One page if you have fewer than 5 years of experience; two pages for 5+ years. California hiring managers reviewing dozens of applications per role spend an average of 6–7 seconds on initial screening, so front-load your strongest metrics and most relevant tools in the top third of page one [13].
Should I list every tool I've ever used?
No. List 10–15 tools you can discuss confidently in a technical interview, organized by category (Cloud, IaC, CI/CD, Monitoring, Scripting). Padding your skills section with tools you used once in a tutorial signals breadth without depth — a red flag for hiring managers [12].
Do I need a certification to get hired as a DevOps Engineer in California?
Certifications aren't strictly required, but they provide a measurable advantage. The AWS Certified DevOps Engineer – Professional and CKA appear in over 30% of California DevOps job postings on major job boards, and they help your resume pass ATS keyword filters [5] [8].
How do I show DevOps experience if I'm transitioning from software engineering?
Highlight any CI/CD pipeline contributions, Dockerfile authoring, Terraform usage, or on-call participation from your engineering roles. Frame your transition around automation: "Automated deployment of 8 microservices using GitHub Actions, reducing release cycle from 2 weeks to daily" demonstrates DevOps thinking regardless of your title [11].
What salary should I expect as a DevOps Engineer in California?
The median salary for this occupation in California is $106,620/year. The 10th percentile earns $67,450, while the 90th percentile reaches $167,230. Bay Area and Silicon Valley roles typically skew toward the upper range, while Central Valley and smaller metro positions trend closer to the median [1].
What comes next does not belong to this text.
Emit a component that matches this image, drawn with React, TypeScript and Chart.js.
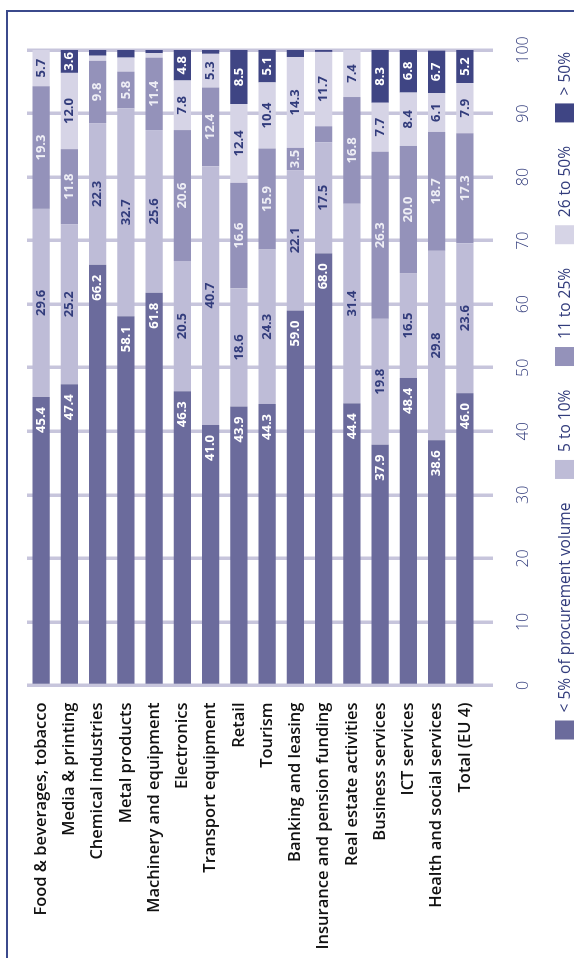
import React, { useEffect, useRef } from "react";
import { Chart, registerables } from "chart.js";

Chart.register(...registerables);

// Sectors, top to bottom
const categories = [
  "Food & beverages, tobacco",
  "Media & printing",
  "Chemical industries",
  "Metal products",
  "Machinery and equipment",
  "Electronics",
  "Transport equipment",
  "Retail",
  "Tourism",
  "Banking and leasing",
  "Insurance and pension funding",
  "Real estate activities",
  "Business services",
  "ICT services",
  "Health and social services",
  "Total (EU 4)",
];

// Share of firms (%) by e-procurement share of procurement volume
const under5 = [45.4, 47.4, 66.2, 58.1, 61.8, 46.3, 41.0, 43.9, 44.3, 59.0, 68.0, 44.4, 37.9, 48.4, 38.6, 46.0];
const from5to10 = [29.6, 25.2, 22.3, 32.7, 25.6, 20.5, 40.7, 18.6, 24.3, 22.1, 17.5, 31.4, 19.8, 16.5, 29.8, 23.6];
const from11to25 = [19.3, 11.8, 9.8, 5.8, 11.4, 20.6, 12.4, 16.6, 15.9, 3.5, 2.5, 16.8, 26.3, 20.0, 18.7, 17.3];
const from26to50 = [5.7, 12.0, 0.8, 2.2, 0.7, 7.8, 5.3, 12.4, 10.4, 14.3, 11.7, 7.4, 7.7, 8.4, 6.1, 7.9];
const over50 = [0, 3.6, 0.9, 1.2, 0.5, 4.8, 0.6, 8.5, 5.1, 1.1, 0.3, 0, 8.3, 6.8, 6.7, 5.2];

const seriesNames = ["< 5% of procurement volume", "5 to 10%", "11 to 25%", "26 to 50%", "> 50%"];
const seriesValues = [under5, from5to10, from11to25, from26to50, over50];

const seriesColors = ["#6b6b9c", "#bebcd7", "#9492ba", "#d6d4e6", "#3f4584"];
const valueLabelColors = ["#ffffff", "#323c7c", "#eeeef5", "#323c7c", "#ffffff"];
const navy = "#323c7c";
const gridColor = "#c7c5dc";
const FONT = "'Open Sans', 'DejaVu Sans', sans-serif";

// Value labels inside each stacked segment
const segmentLabels = {
  id: "segmentLabels",
  afterDatasetsDraw(chart: any) {
    const ctx = chart.ctx;
    ctx.save();
    ctx.font = `700 13px ${FONT}`;
    ctx.textBaseline = "middle";
    chart.data.datasets.forEach((ds: any, di: number) => {
      const meta = chart.getDatasetMeta(di);
      meta.data.forEach((bar: any, i: number) => {
        const v = ds.data[i];
        if (v < 3) return;
        const { x, y, base } = bar.getProps(["x", "y", "base"], true);
        ctx.fillStyle = valueLabelColors[di];
        const text = v.toFixed(1);
        if (di === 0) {
          ctx.textAlign = "right";
          ctx.fillText(text, x - 10, y);
        } else {
          ctx.textAlign = "center";
          ctx.fillText(text, (x + base) / 2, y);
        }
      });
    });
    ctx.restore();
  },
};

// One-row legend along the bottom edge, spread from just left of the
// plot area to its right edge
const legendRow = {
  id: "legendRow",
  afterDraw(chart: any) {
    const ctx = chart.ctx;
    const box = 19;
    const gapText = 8;
    ctx.save();
    ctx.font = `400 15.5px ${FONT}`;
    ctx.textBaseline = "middle";
    ctx.textAlign = "left";
    const items = chart.data.datasets.map((ds: any) => ({
      label: ds.label as string,
      color: ds.backgroundColor as string,
      w: ctx.measureText(ds.label).width,
    }));
    const start = chart.chartArea.left - 54;
    const end = chart.chartArea.right - 2;
    const used = items.reduce((s: number, it: any) => s + box + gapText + it.w, 0);
    const gapItem = (end - start - used) / (items.length - 1);
    let x = start;
    const top = chart.height - box;
    items.forEach((it: any) => {
      ctx.fillStyle = it.color;
      ctx.fillRect(x, top, box, box);
      x += box + gapText;
      ctx.fillStyle = navy;
      ctx.fillText(it.label, x, top + box / 2 + 1);
      x += it.w + gapItem;
    });
    ctx.restore();
  },
};

export default function App() {
  const canvasRef = useRef<HTMLCanvasElement | null>(null);

  useEffect(() => {
    if (!canvasRef.current) return;
    const chart = new Chart(canvasRef.current, {
      type: "bar",
      data: {
        labels: categories,
        datasets: seriesNames.map((name, i) => ({
          label: name,
          data: seriesValues[i],
          backgroundColor: seriesColors[i],
          borderWidth: 0,
          barPercentage: 0.61,
          categoryPercentage: 1,
        })),
      },
      options: {
        indexAxis: "y",
        animation: false,
        responsive: false,
        devicePixelRatio: 1,
        layout: { padding: { left: 10, top: 21, right: 50, bottom: 40 } },
        plugins: {
          legend: { display: false },
          tooltip: { enabled: false },
        },
        scales: {
          x: {
            stacked: true,
            min: 0,
            max: 100,
            border: { display: false },
            grid: { color: gridColor, lineWidth: 3.5, tickLength: 14, drawTicks: true },
            ticks: {
              stepSize: 10,
              color: navy,
              padding: 21,
              font: { family: FONT, size: 16, weight: "300" },
            },
            afterFit(scale: any) {
              scale.height = 55;
            },
          },
          y: {
            stacked: true,
            border: { display: false },
            grid: { display: false, drawTicks: false },
            ticks: {
              color: "#111111",
              padding: 17,
              autoSkip: false,
              font: { family: FONT, size: 16.5, weight: "600" },
            },
            afterFit(scale: any) {
              scale.width = 262.5;
            },
          },
        },
      } as any,
      plugins: [segmentLabels, legendRow],
    });
    return () => chart.destroy();
  }, []);

  return (
    <div
      style={{
        position: "absolute",
        left: 0,
        top: 0,
        width: 574,
        height: 958,
        overflow: "hidden",
        background: "#ffffff",
      }}
    >
      <div
        style={{
          position: "absolute",
          left: 6,
          top: 10,
          width: 566,
          height: 946,
          borderLeft: "2px solid #3b4a8c",
          borderTop: "2px solid #3b4a8c",
        }}
      />
      <div
        style={{
          position: "absolute",
          left: 0,
          top: 0,
          width: 958,
          height: 574,
          transformOrigin: "0 0",
          transform: "translate(0px, 958px) rotate(-90deg)",
        }}
      >
        <canvas ref={canvasRef} width={958} height={574} style={{ display: "block", width: 958, height: 574 }} />
      </div>
    </div>
  );
}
Should I include personal projects or open-source contributions?
Yes, especially for entry-level candidates. A personal Kubernetes homelab, contributions to Terraform providers, or a well-documented GitHub repository with IaC modules demonstrates hands-on ability that California employers value. Place these in a dedicated "Projects" section below work experience [6].
How important is the professional summary section?
Critical for DevOps resumes. It's the first section a recruiter reads and the primary text ATS systems use for initial ranking. Include your years of experience, primary cloud platform, 2–3 key tools, and one quantified achievement. A vague summary like "passionate DevOps professional" wastes your most valuable resume real estate [13].